Wednesday, July 08, 2009

ADJUSTING

First, though.... isn't today's date cool? 7/8/9. Won't happen again till 8/9/10.

Our granddaughter Gracie, when she was about 6, had a favorite joke: Why is 6 afraid of 7? Because 7 8 9. We laughed and said it was funny. She told it to us every time we saw her for a couple years. One summer, when she was maybe 9, she asked the question, and I answered: "Because 7 8 9." She was silent a moment and then burst out laughing: "Oh! I get it! Because 7 ate 9!" Then she looked abashed and said, "Took me long enough....."

Anyway....

I'm 6 steps forward and 2 steps back adjusting to off-Trail life. Yesterday was a rest day from training and I couldn't find anything to do with myself except read and eat. I finished John Steinbeck's "Tortilla Flat" -- a hilarious tragedy -- and started a borrow-and-bring-back from a coffee house: Jan Karon's "Home to Holly Springs."

I ate like an idiot. We didn't have any junk food so I made my own out of weird combinations. My weight is up 3 pounds today.... too many carbohydrates = fluid gain. My Google average is up a pound from last week although it still says "Maintaining your weight." I ate a lot of stupid stuff because I couldn't think of anything to do. I could have played the guitar or penny whistle (piano isn't set back up yet) or cleaned out my closet or.... but I didn't. I ate and lay on the couch and read books.

I haven't decided how much weight it's OK to regain. I thought I was 15 pounds overweight at the start of my hike and lost 20-21. I'd like to stay just under where I'd been if I'd lost the 15 -- which is where I am now.

I felt restless and sluggish all day. Maybe I should go take a hike on "rest days." I felt depressed and unmotivated. Hiking all day every day took the decision-making out of the Trail days.

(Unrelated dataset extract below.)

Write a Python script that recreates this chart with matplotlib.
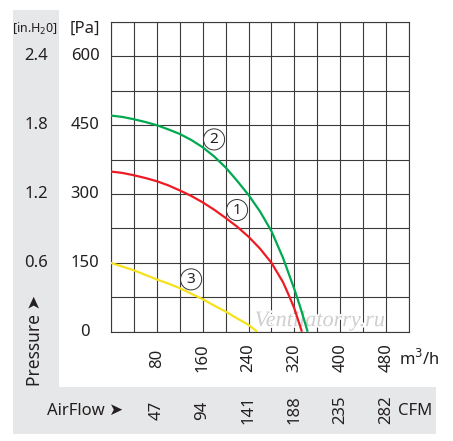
import numpy as np
import matplotlib
matplotlib.use("Agg")
import matplotlib.pyplot as plt
from matplotlib.patches import Rectangle
import matplotlib.transforms as mtransforms
import matplotlib.patheffects as pe

plt.rcParams['font.family'] = ['Noto Sans', 'DejaVu Sans']

# ---- data ----
flow1 = [0, 20, 40, 60, 80, 100, 120, 140, 160, 180, 200, 220, 240, 260, 280, 300, 310, 320, 333]
pres1 = [349, 346, 341, 335, 328, 319, 308, 296, 282, 266, 248, 229, 207, 181, 150, 108, 80, 50, 0]

flow2 = [0, 20, 40, 60, 80, 100, 120, 140, 160, 180, 200, 220, 240, 260, 280, 300, 320, 330, 343]
pres2 = [471, 468, 463, 457, 450, 441, 431, 418, 402, 382, 358, 329, 298, 262, 219, 161, 92, 54, 0]

flow3 = [0, 20, 40, 60, 80, 100, 120, 140, 160, 180, 200, 220, 240, 255]
pres3 = [150, 142, 134, 124, 114, 105, 95, 83, 71, 57, 44, 29, 15, 0]

pa_ticks = [0, 150, 300, 450, 600]
pa_labels = ['0', '150', '300', '450', '600']
inh_labels = ['0.6', '1.2', '1.8', '2.4']
inh_pos = [150, 300, 450, 600]
m3h_ticks = [80, 160, 240, 320, 400, 480]
cfm_labels = ['47', '94', '141', '188', '235', '282']

curve_labels = ['1', '2', '3']
label_pos = [(220, 265), (180, 419), (140, 114)]

W, H = 453, 441
fig = plt.figure(figsize=(W / 100, H / 100), dpi=100)

def fx(px):
    return px / W

def fy(py):
    return 1 - py / H

gray = '#e6e7e8'
txt = '#231f20'
# gray panels
fig.patches.append(Rectangle((fx(13), fy(434)), fx(59) - fx(13), fy(10) - fy(434),
                             transform=fig.transFigure, fc=gray, ec='none', zorder=-10))
fig.patches.append(Rectangle((fx(13), fy(434)), fx(436) - fx(13), fy(387) - fy(434),
                             transform=fig.transFigure, fc=gray, ec='none', zorder=-10))

L, R, T, B = 110.7, 409.3, 21.9, 331.7
ax = fig.add_axes([fx(L), fy(B), fx(R) - fx(L), fy(T) - fy(B)])
ax.patch.set_alpha(0)
ax.set_xlim(0, 520)
ax.set_ylim(0, 675)
ax.set_xticks(np.arange(0, 521, 40))
ax.set_yticks(np.arange(0, 676, 75))
ax.tick_params(length=0, labelbottom=False, labelleft=False)
ax.grid(True, color='#3a3a3a', lw=0.8, zorder=1)
for s in ax.spines.values():
    s.set_color('#3a3a3a')
    s.set_linewidth(0.8)
ax.set_axisbelow(True)

ax.text(364, 22, 'Ventilatorry.ru', family=['Liberation Serif', 'DejaVu Serif'],
        style='italic', fontsize=16, color='#cfcfcf', ha='center', va='center',
        zorder=2, path_effects=[pe.withStroke(linewidth=2.5, foreground='white')])

ax.plot(flow1, pres1, color='#ed1c24', lw=1.6, zorder=3, solid_capstyle='butt',
        solid_joinstyle='round')
ax.plot(flow2, pres2, color='#00a84f', lw=1.6, zorder=3, solid_capstyle='butt',
        solid_joinstyle='round')
ax.plot(flow3, pres3, color='#f5e21b', lw=1.6, zorder=3, solid_capstyle='butt',
        solid_joinstyle='round')

for lab, (x, y) in zip(curve_labels, label_pos):
    ax.text(x, y, lab, fontsize=11, color=txt, ha='center', va='center', zorder=4,
            bbox=dict(boxstyle='circle,pad=0.2', fc='white', ec='#333333', lw=0.7))

# y labels
ty = mtransforms.blended_transform_factory(fig.transFigure, ax.transData)
for v, s in zip(pa_ticks, pa_labels):
    ax.text(fx(85), v, s, transform=ty, fontsize=12, color=txt, ha='center', va='center')
for v, s in zip(inh_pos, inh_labels):
    ax.text(fx(36), v, s, transform=ty, fontsize=12, color=txt, ha='center', va='center')
fig.text(fx(85), fy(29), '[Pa]', fontsize=12, color=txt, ha='center', va='center')
fig.text(fx(35.5), fy(29), '[in.H$_2$0]', fontsize=9, color=txt, ha='center', va='center',
         family=['Liberation Sans Narrow', 'Noto Sans', 'DejaVu Sans'])
fig.text(fx(35), fy(340), 'Pressure \u27a4', fontsize=12.5, color=txt, ha='center',
         va='center', rotation=90, family=['Noto Sans', 'DejaVu Sans'])

# x labels
tx = mtransforms.blended_transform_factory(ax.transData, fig.transFigure)
for v in m3h_ticks:
    ax.text(v, fy(358), str(v), transform=tx, fontsize=12, color=txt, ha='center',
            va='center', rotation=90)
for v, s in zip(m3h_ticks, cfm_labels):
    ax.text(v, fy(410), s, transform=tx, fontsize=12, color=txt, ha='center',
            va='center', rotation=90)
fig.text(fx(399), fy(359), 'm$^3$/h', fontsize=12, color=txt, ha='left', va='center')
fig.text(fx(398), fy(411), 'CFM', fontsize=12, color=txt, ha='left', va='center')
fig.text(fx(47), fy(411), 'AirFlow \u27a4', fontsize=12, color=txt, ha='left', va='center',
         family=['Noto Sans', 'DejaVu Sans'])

fig.savefig('out.png', dpi=100)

Wake up, hike 15-20 miles, stop, eat, sleep. Decisions were like, fill my empty bottle at this creek, or do I have enough in my other bottle to make it to the next one? Never anything like how to fill empty days.

Last night I slept in my sleeping bag on the deck outside our camper. It was cool and breezy and the bag/underpad combination felt right and today I feel better. Going grocery shopping and then out to walk/run on the SMan course, then taking care of Abbie and Sarah for the afternoon and evening.

1 comment:

Steve said...

Ellie,
Expect a period of unease as you readjust. After a big, goal race of 100 miles, many runners fumble for a month or so. You have come in from a 1,000 mile, once in a lifetime event.
I hesitate to call it depression, but almost so. Your mind has to reset itself to the new routine and new goals. Like you said, the trail took all the decision making out of it.
I remember getting so "trail bound" I didn't know what day it was or where I was. I would know I slept at such and such and was going to so and so.
Take it easy on yourself, this is normal. This too will pass.